‘Use the past to serve the present,’ declares the website of the China Centre of Jesus College, Cambridge. It seems a sensible motto, until you know that it’s the first half of a maxim of Chairman Mao’s, and that the second half is ‘make the foreign serve China’.
The China Centre is directed by Professor Peter Nolan, a fellow of Jesus and an expert on China’s economy. In the 1980s, he studied China’s collective farms and edited a volume that referred to itself as ‘a preliminary attempt to construct a new socialist political-economic strategy for Britain’.
Nolan helped to advise Wen Jiabao, China’s former prime minister, on entry into the World Trade Organisation in 2001 and later appeared as an expert witness before the US Senate, arguing against a ‘strict insistence’ on ‘WTO rules in full’ for China. He ran workshops bringing together Chinese state-owned corporations and western multinationals. An influential communist scholar-official has credited him with a study of American defence companies, so that China can close the gap in military technology. Make the foreign serve China indeed.

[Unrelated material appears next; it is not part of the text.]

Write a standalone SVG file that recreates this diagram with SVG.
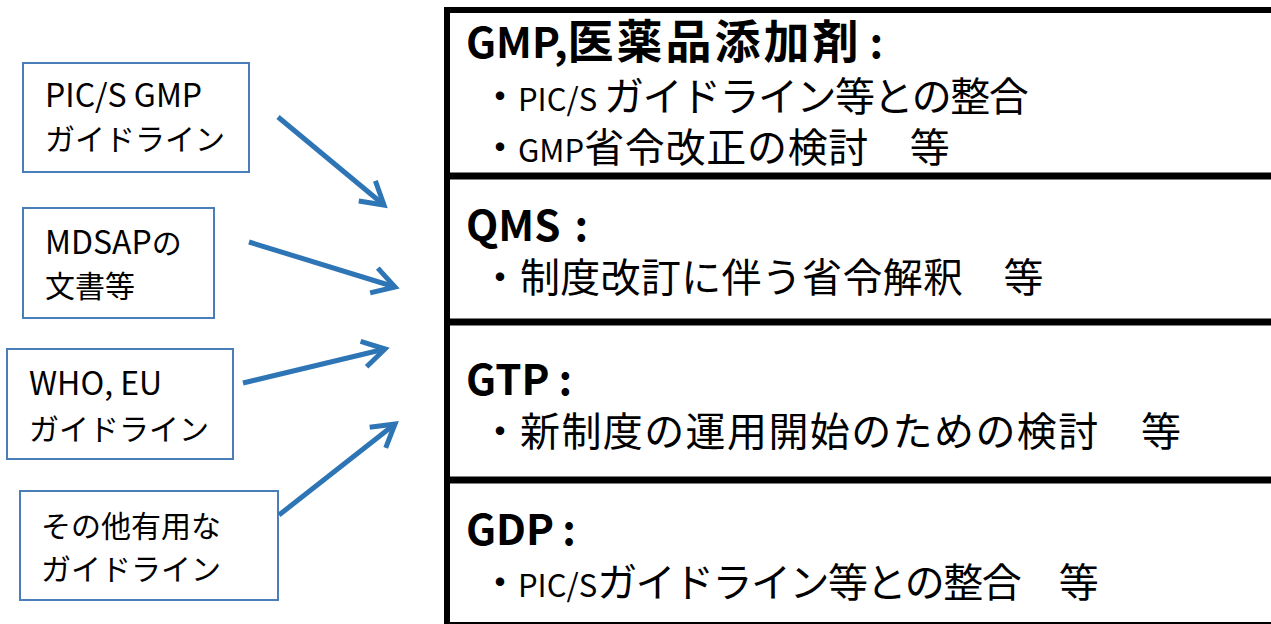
<svg xmlns="http://www.w3.org/2000/svg" width="1271" height="624" viewBox="0 0 1271 624">
<defs>
<style>
.src{fill:#ffffff;stroke:#4a7ebb;stroke-width:2}
.srct{font-family:"Noto Sans CJK JP","Noto Sans",sans-serif;font-size:30px;fill:#000}
.srct .la{font-size:32px}
.sec{fill:#ffffff;stroke:#000;stroke-width:6}
.div{stroke:#000;stroke-width:7}
.head{font-family:"Noto Sans CJK JP","Noto Sans",sans-serif;font-size:42px;font-weight:bold;fill:#000}
.head .jp{font-size:46px;letter-spacing:3px}
.body{font-family:"Noto Sans CJK JP","Noto Sans",sans-serif;font-size:40px;fill:#000}
.body .la{font-size:31px}
.arr{stroke:#2e75b6;stroke-width:5;fill:none;marker-end:url(#ah)}
</style>
<marker id="ah" markerUnits="userSpaceOnUse" markerWidth="34" markerHeight="34" viewBox="0 0 34 34" refX="26" refY="17" orient="auto">
<path d="M4 4 L26 17 L4 30" fill="none" stroke="#2e75b6" stroke-width="5" stroke-linejoin="miter"/>
</marker>
</defs>
<g id="sec-gmp">
<rect class="sec" x="447" y="10" width="840" height="166"/>
<text class="head" x="466" y="58">GMP,<tspan class="jp">医薬品添加剤</tspan><tspan dx="8">:</tspan></text>
<text class="body" y="111"><tspan x="480">・</tspan><tspan class="la" x="518">PIC/S </tspan><tspan letter-spacing="-1.5px">ガイドライン等との整合</tspan></text>
<text class="body" y="162"><tspan x="480">・</tspan><tspan class="la" x="518" font-size="38px">GMP</tspan><tspan letter-spacing="0.7px">省令改正の検討　等</tspan></text>
</g>
<g id="sec-qms">
<rect class="sec" x="447" y="176" width="840" height="146"/>
<text class="head" x="466" y="241">QMS<tspan dx="14">:</tspan></text>
<text class="body" y="292"><tspan x="480">・</tspan><tspan x="520" letter-spacing="0.3px">制度改訂に伴う省令解釈　等</tspan></text>
</g>
<g id="sec-gtp">
<rect class="sec" x="447" y="322" width="840" height="158"/>
<text class="head" x="466" y="395">GTP<tspan dx="9">:</tspan></text>
<text class="body" y="446"><tspan x="480">・</tspan><tspan x="520" letter-spacing="1.4px">新制度の運用開始のための検討　等</tspan></text>
</g>
<g id="sec-gdp">
<rect class="sec" x="447" y="480" width="840" height="145"/>
<text class="head" x="466" y="545">GDP<tspan dx="8">:</tspan></text>
<text class="body" y="597"><tspan x="480">・</tspan><tspan class="la" x="518">PIC/S</tspan><tspan letter-spacing="-1.5px">ガイドライン等との整合　等</tspan></text>
</g>
<line class="div" x1="450" y1="176" x2="1271" y2="176"/>
<line class="div" x1="450" y1="322" x2="1271" y2="322"/>
<line class="div" x1="450" y1="480" x2="1271" y2="480"/>
<g id="src-pics">
<rect class="src" x="23" y="63" width="226" height="109"/>
<text class="srct" x="45" y="107"><tspan class="la">PIC/S GMP</tspan></text>
<text class="srct" x="45" y="150">ガイドライン</text>
</g>
<g id="src-mdsap">
<rect class="src" x="23" y="208" width="191" height="110"/>
<text class="srct" x="45" y="254"><tspan class="la">MDSAP</tspan>の</text>
<text class="srct" x="45" y="297">文書等</text>
</g>
<g id="src-who">
<rect class="src" x="7" y="349" width="226" height="110"/>
<text class="srct" x="29" y="395"><tspan class="la">WHO, EU</tspan></text>
<text class="srct" x="29" y="440">ガイドライン</text>
</g>
<g id="src-other">
<rect class="src" x="20" y="491" width="258" height="109"/>
<text class="srct" x="41" y="537">その他有用な</text>
<text class="srct" x="41" y="580">ガイドライン</text>
</g>
<g id="connectors">
<line class="arr" x1="278" y1="117" x2="384" y2="205"/>
<line class="arr" x1="249" y1="242" x2="395" y2="287"/>
<line class="arr" x1="243" y1="383" x2="385" y2="349"/>
<line class="arr" x1="279" y1="515" x2="395" y2="424"/>
</g>
</svg>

When students mention the ethnic cleansing in Xinjiang, Nolan is quick to belittle them. The head of Jesus’s student union, Aurelio Petrucci, suggested in a 2020 meeting of the Jesus China Centre advisory committee that the CCP abuse of the Uighurs amounts to ‘cultural genocide’. Nolan’s response was heavy on sarcasm: ‘I would be grateful if you could give us maybe an hour’s lecture on Xinjiang, its history and the role of the Weiwu’ers [Mandarin for Uighurs].’ He then told Aurelio he should be ‘trained to think in a different way’.
One of the reasons Nolan feels so comfortable suggesting re-education programmes to students is that he has support from Sonita Alleyne, appointed Master of Jesus to some fanfare in 2019.
Nolan is a director-trustee of the Cambridge China Development Trust charity, which is effectively a training programme for Chinese officials, most often from the Chinese government. When asked during the same 2020 meeting whether anyone else at the college had been a trustee of Nolan’s charity, Alleyne’s response was: ‘I don’t think that has been the case.’ It later transpired that Alleyne herself had been — but, she says, she just forgot.
It’s a cosy set-up, the Cambridge China Development Trust. In charge of ‘disseminating the results’ is Liu Chunhang, an ex-student of Nolan’s, who’s also married to Wen Ruchun, the daughter of Nolan’s friend Wen Jiabao. In 2014, Wen Ruchun gave £3.7 million to Cambridge for a new professorship fund and requested that Nolan be the inaugural professor. The fund now contains more than £7.3 million. Prior to her donation, Wen was implicated in JP Morgan’s scheme to hire the children of CCP elites in return for contracts. The bank was fined nearly $300 million.
Nolan’s trust boasts that the CCP’s Central Organisation Department values his organisation highly, awarding it an overall mark of 99.09 per cent, ‘higher than any other training programme in the history of the Department’. They consider that it ‘plays a vital role in China’s interaction with global business’. One alumnus was made minister at the CCP’s United Front Work Department, which infiltrates politics and business worldwide. The excellence of Nolan’s programme perhaps explains his appointment in 2012 to our government’s Asia Task Force.
The more you read about the Cambridge China Development Trust, the easier it is to see how valuable it is to China. When Trust delegations meet ministers at the Foreign Office, for instance, does that have to be publicly declared? It’s a charitable trust, after all, not a foreign government body.
Fellows at Cambridge are leading an independent review of the China Centre, and in the meantime students must continue to demand transparency. But there will be those who don’t like this. They will cry McCarthy, or like Alleyne, complain of ‘a political atmosphere which is basically coming from America’ — as if the Uighurs and the streams of Britons fleeing Hong Kong simply did not exist.